Kembali soal bunga bank yang sama dengan riba, dalam Al-Qur’an sudah ditegaskan dalam Q.S 5:29 yang menyatakan : “Hai orang-orang yang beriman, janganlah kamu saling memakan harta sesamamu dengan jalan batil”. Dan pada Q.S 2:280 menyatakan :” Kamu berhak atas modalmu, kamu tidak menganiaya dan tidak pula dianiaya. Jika si peminjam dalam kesulitan maka tangguhkanlah sampai dia mampu! Menyedekahkan lebih baik bagimu jika kamu mengetahui”

Jika merujuk pada ayat-ayat tersebut maka sudah seharusnya jika negara Islam berada di garis terdepan dalam perkembangan ekonomi syariah dunia. Tapi nyatanya sebuah berita yang saya baca menuliskan bahwa tiga besar pusat ekonomi syariah dunia diduduki oleh Dubai, Kuala Lumpur dan London! Lho..kenapa bisa Jakarta malah tidak masuk dalam 3 besar tersebut, sebaliknya London yang jelas bukan negara Islam bisa masuk dalam 3 besar. 

Hal ini mungkin karena ternyata dikalangan Yahudi juga ada larangan tentang Riba. Menurut Muhammad Syafi’I Antonio dalam Perbankan Syariah, Teori & Praktek, ternyata bukan hanya Islam saja yang melarang praktik riba ini. Dikatakan bahwa larangan praktek pemungutan riba juga terdapat dalam kitab suci Yahudi yaitu Old Testament dan UU Talmud. Kitab Exodus (keluaran) pasal 22 ayat 25 menyatakan :” Jika engkau meminjamkan uang kepada salah seorang dari umatku, orang yang miskin diantaramu, maka janganlah engkau berlaku sebagai penagih utang terhadap dia, janganlah engkau membebankan bunga uang terhadapnya”. Hal ini semakin menegaskan bahwa prinsip ekonomi syariah memang merupakan prinsip ekonomi yang sangat ideal dan lebih menguntungkan bagi semua pihak. Ekonomi Syariah telah memberikan sebuah pelajaran tentang etika dan moral bagi dunia perbankan.

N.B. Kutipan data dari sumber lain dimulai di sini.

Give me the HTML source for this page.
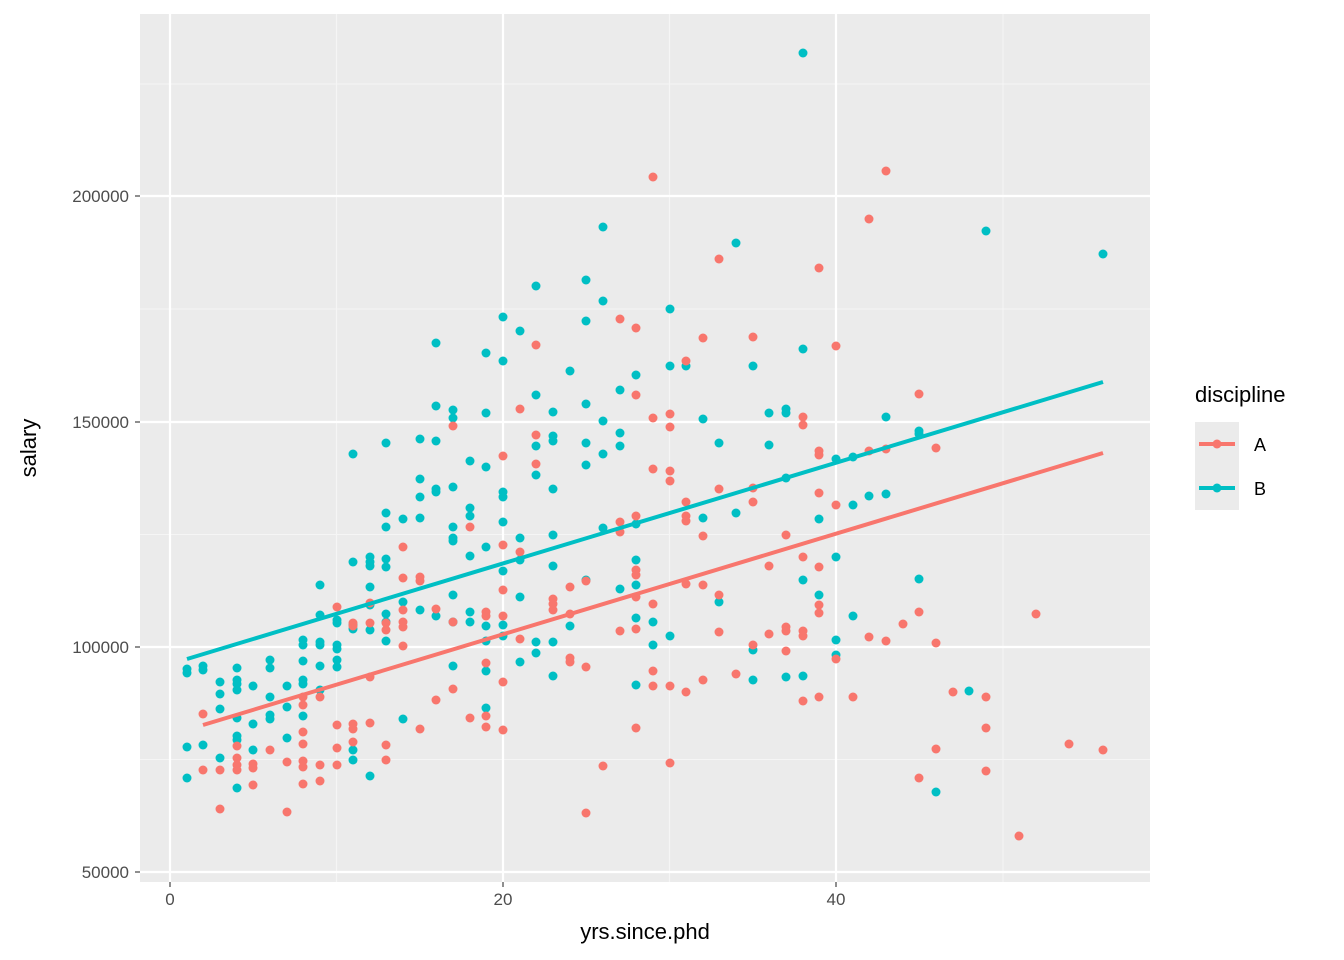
<!DOCTYPE html>
<html><head><style>body{margin:0;background:#fff}svg{display:block;font-family:"Liberation Sans",sans-serif}</style></head>
<body>
<svg id="s" width="1344" height="960" xmlns="http://www.w3.org/2000/svg">
<rect x="140" y="14" width="1010" height="868" fill="#EBEBEB"/>
<g stroke="#F5F5F5" stroke-width="1.1">
<line x1="140" x2="1150" y1="84" y2="84"/><line x1="140" x2="1150" y1="309" y2="309"/><line x1="140" x2="1150" y1="534.5" y2="534.5"/><line x1="140" x2="1150" y1="759.5" y2="759.5"/>
<line y1="14" y2="882" x1="336.5" x2="336.5"/><line y1="14" y2="882" x1="669.5" x2="669.5"/><line y1="14" y2="882" x1="1003" x2="1003"/>
</g>
<g stroke="#FFFFFF" stroke-width="2.2">
<line x1="140" x2="1150" y1="196" y2="196"/><line x1="140" x2="1150" y1="422" y2="422"/><line x1="140" x2="1150" y1="647" y2="647"/><line x1="140" x2="1150" y1="872" y2="872"/>
<line y1="14" y2="882" x1="170" x2="170"/><line y1="14" y2="882" x1="503" x2="503"/><line y1="14" y2="882" x1="836" x2="836"/>
</g>
<g id="pts"></g>
<line x1="187" y1="659" x2="1103" y2="382" stroke="#00BFC4" stroke-width="4"/>
<line x1="203" y1="725" x2="1103" y2="453" stroke="#F8766D" stroke-width="4"/>
<g stroke="#333" stroke-width="1.1">
<line x1="135" x2="140" y1="196" y2="196"/><line x1="135" x2="140" y1="422" y2="422"/><line x1="135" x2="140" y1="647" y2="647"/><line x1="135" x2="140" y1="872" y2="872"/>
<line y1="882" y2="887" x1="170" x2="170"/><line y1="882" y2="887" x1="503" x2="503"/><line y1="882" y2="887" x1="836" x2="836"/>
</g>
<g fill="#4D4D4D" font-size="17" text-anchor="end">
<text x="129" y="202">200000</text><text x="129" y="428">150000</text><text x="129" y="653">100000</text><text x="129" y="878">50000</text>
</g>
<g fill="#4D4D4D" font-size="17" text-anchor="middle">
<text x="170" y="905">0</text><text x="503" y="905">20</text><text x="836" y="905">40</text>
</g>
<text x="645" y="939" font-size="22" text-anchor="middle">yrs.since.phd</text>
<text transform="translate(36,448) rotate(-90)" font-size="22" text-anchor="middle">salary</text>
<text x="1195" y="402" font-size="22">discipline</text>
<rect x="1195" y="422" width="44" height="44" fill="#EBEBEB"/><rect x="1195" y="466" width="44" height="44" fill="#EBEBEB"/>
<line x1="1199" x2="1235" y1="444" y2="444" stroke="#F8766D" stroke-width="4"/><circle cx="1217" cy="444" r="4.5" fill="#F8766D"/>
<line x1="1199" x2="1235" y1="488" y2="488" stroke="#00BFC4" stroke-width="4"/><circle cx="1217" cy="488" r="4.5" fill="#00BFC4"/>
<text x="1254" y="451" font-size="18">A</text><text x="1254" y="495" font-size="18">B</text>
</svg>
<script>
var B=[[187,669],[187,673],[187,747],[187,778],[203,666],[203,670],[203,745],[220,682],[220,694],[220,709],[220,758],[237,668],[237,680],[237,684],[237,690],[237,718],[237,736],[237,740],[237,788],[253,686],[253,724],[253,750],[270,660],[270,668],[270,697],[270,715],[270,719],[287,686],[287,707],[287,738],[303,640],[303,645],[303,661],[303,680],[303,684],[303,716],[320,585],[320,615],[320,642],[320,645],[320,666],[320,690],[337,620],[337,623],[337,645],[337,649],[337,660],[337,667],[353,454],[353,562],[353,625],[353,629],[353,750],[353,760],[370,557],[370,562],[370,566],[370,587],[370,605],[370,630],[370,776],[386,443],[386,513],[386,527],[386,559],[386,567],[386,614],[386,622],[386,641],[403,519],[403,602],[403,719],[420,439],[420,479],[420,497],[420,518],[420,610],[436,343],[436,406],[436,441],[436,489],[436,492],[436,616],[453,410],[453,418],[453,487],[453,527],[453,538],[453,541],[453,595],[453,622],[453,666],[470,461],[470,508],[470,516],[470,556],[470,612],[470,622],[486,353],[486,413],[486,467],[486,547],[486,626],[486,641],[486,671],[486,708],[503,317],[503,361],[503,492],[503,497],[503,522],[503,571],[503,625],[503,636],[520,331],[520,538],[520,560],[520,597],[520,662],[536,286],[536,395],[536,446],[536,475],[536,642],[536,653],[553,412],[553,436],[553,441],[553,489],[553,535],[553,566],[553,642],[553,676],[570,371],[570,626],[586,280],[586,321],[586,404],[586,443],[586,465],[586,580],[603,227],[603,301],[603,421],[603,454],[603,528],[620,390],[620,433],[620,446],[620,589],[636,375],[636,524],[636,560],[636,585],[636,618],[636,685],[653,622],[653,645],[670,309],[670,366],[670,636],[686,366],[703,419],[703,518],[719,443],[719,602],[736,243],[736,513],[753,366],[753,650],[753,680],[769,413],[769,445],[786,409],[786,413],[786,478],[786,677],[803,53],[803,349],[803,580],[803,676],[819,519],[819,595],[836,459],[836,557],[836,640],[836,655],[853,457],[853,505],[853,616],[869,496],[886,417],[886,494],[919,431],[919,434],[919,579],[936,792],[969,691],[986,231],[1103,254]];
var A=[[203,714],[203,770],[220,770],[220,809],[237,746],[237,758],[237,765],[237,770],[253,764],[253,768],[253,785],[270,750],[287,762],[287,812],[303,697],[303,705],[303,732],[303,744],[303,761],[303,767],[303,784],[320,697],[320,765],[320,781],[337,607],[337,725],[337,748],[337,765],[353,623],[353,626],[353,724],[353,729],[353,742],[370,603],[370,623],[370,677],[370,723],[386,623],[386,630],[386,745],[386,760],[403,547],[403,578],[403,610],[403,622],[403,627],[403,646],[420,577],[420,581],[420,729],[436,609],[436,700],[453,426],[453,622],[453,689],[470,527],[470,718],[486,612],[486,616],[486,663],[486,716],[486,727],[503,456],[503,545],[503,590],[503,616],[503,682],[503,730],[520,409],[520,552],[520,639],[536,345],[536,435],[536,464],[553,599],[553,604],[553,610],[570,587],[570,614],[570,658],[570,662],[586,581],[586,667],[586,813],[603,766],[620,319],[620,522],[620,532],[620,631],[636,328],[636,395],[636,516],[636,570],[636,575],[636,597],[636,629],[636,728],[653,177],[653,418],[653,469],[653,604],[653,671],[653,686],[670,414],[670,427],[670,471],[670,481],[670,686],[670,763],[686,361],[686,502],[686,516],[686,521],[686,584],[686,692],[703,338],[703,536],[703,585],[703,680],[719,259],[719,489],[719,595],[719,632],[736,674],[753,337],[753,488],[753,502],[753,645],[769,566],[769,634],[786,535],[786,627],[786,631],[786,651],[803,417],[803,425],[803,557],[803,631],[803,636],[803,701],[819,268],[819,451],[819,455],[819,493],[819,567],[819,605],[819,613],[819,697],[836,346],[836,505],[836,659],[853,697],[869,219],[869,451],[869,637],[886,171],[886,449],[886,641],[903,624],[919,394],[919,612],[919,778],[936,448],[936,643],[936,749],[953,692],[986,697],[986,728],[986,771],[1019,836],[1036,614],[1069,744],[1103,750]];
var g=document.getElementById('pts'),h='';
B.forEach(function(p){h+='<circle cx="'+p[0]+'" cy="'+p[1]+'" r="4.5" fill="#00BFC4"/>';});
A.forEach(function(p){h+='<circle cx="'+p[0]+'" cy="'+p[1]+'" r="4.5" fill="#F8766D"/>';});
g.innerHTML=h;
</script>
</body></html>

Melihat masih rendahnya kemajuan ekonomi syariah di Indonesia serta besarnya potensi yang dimiliki Indonesia kemudian mendorong munculnya Gerakan Ekonomi Syariah (Gres!) yaitu sebuah gerakan kampanye ekonomi syariah yang dilakukan secara lebih inovatif, masif dan terintegrasi. Program ini dikoordinasi oleh Pusat Komunikasi Ekonomi Syariah yang merupakan organisasi yang didirikan oleh industri, asosiasi dan regulator ekonomi syariah. Progam Gres! Ini dilaksanakan dengan melibatkan Industri Keuangan Syariah, bisnis Islami, regulator, asosiasi, perguruan tinggi dan stakeholder, dimana masing-masing lembaga dapat menyelenggarakan program sendiri-sendiri yang diintegrasikan dalam rangkaian program Gres!.

Gerakan ini diharapkan mampu membuka sejarah baru di Indonesia dalam rangka lebih memajukan perkembangan ekonomi syariah sehingga kelak Indonesia bisa menjadi pusat keuangan syariah dunia. Kondisi ini dapat tercapai jika masyarakat di seluruh penjuru nusantara turut berperan aktif dalam pengembangan ekonomi syariah. Untuk itu diperlukan sosialisasi dan edukasi ke masyarakat tentang masalah keuangan syariah serta tentang bentuk aplikasi nyata dari berbagai konsep ekonomi syariah saat ini. Masih banyak penduduk Indonesia yang belum memahami tentang konsep syariah ini dan belum mengetahui bahwa investasi syariah ini jauh lebih menguntungkan dibanding investasi konvensional. Jika pemahaman masyarakat semakin meningkat, bukan tidak mungkin jika suatu saat nanti animo masyarakat untuk menabung dan berinvestasi di lembaga-lembaga syariah juga akan meningkat pesat dan semakin banyak mendorong munculnya pengusaha-pengusaha seperti Pak Budi yang makin terbantu dengan prinsip ekonomi syariah sehingga pada akhirnya akan mewujudkan kemandirian dan kesejahteraan ekonomi bagi seluruh rakyat Indonesia.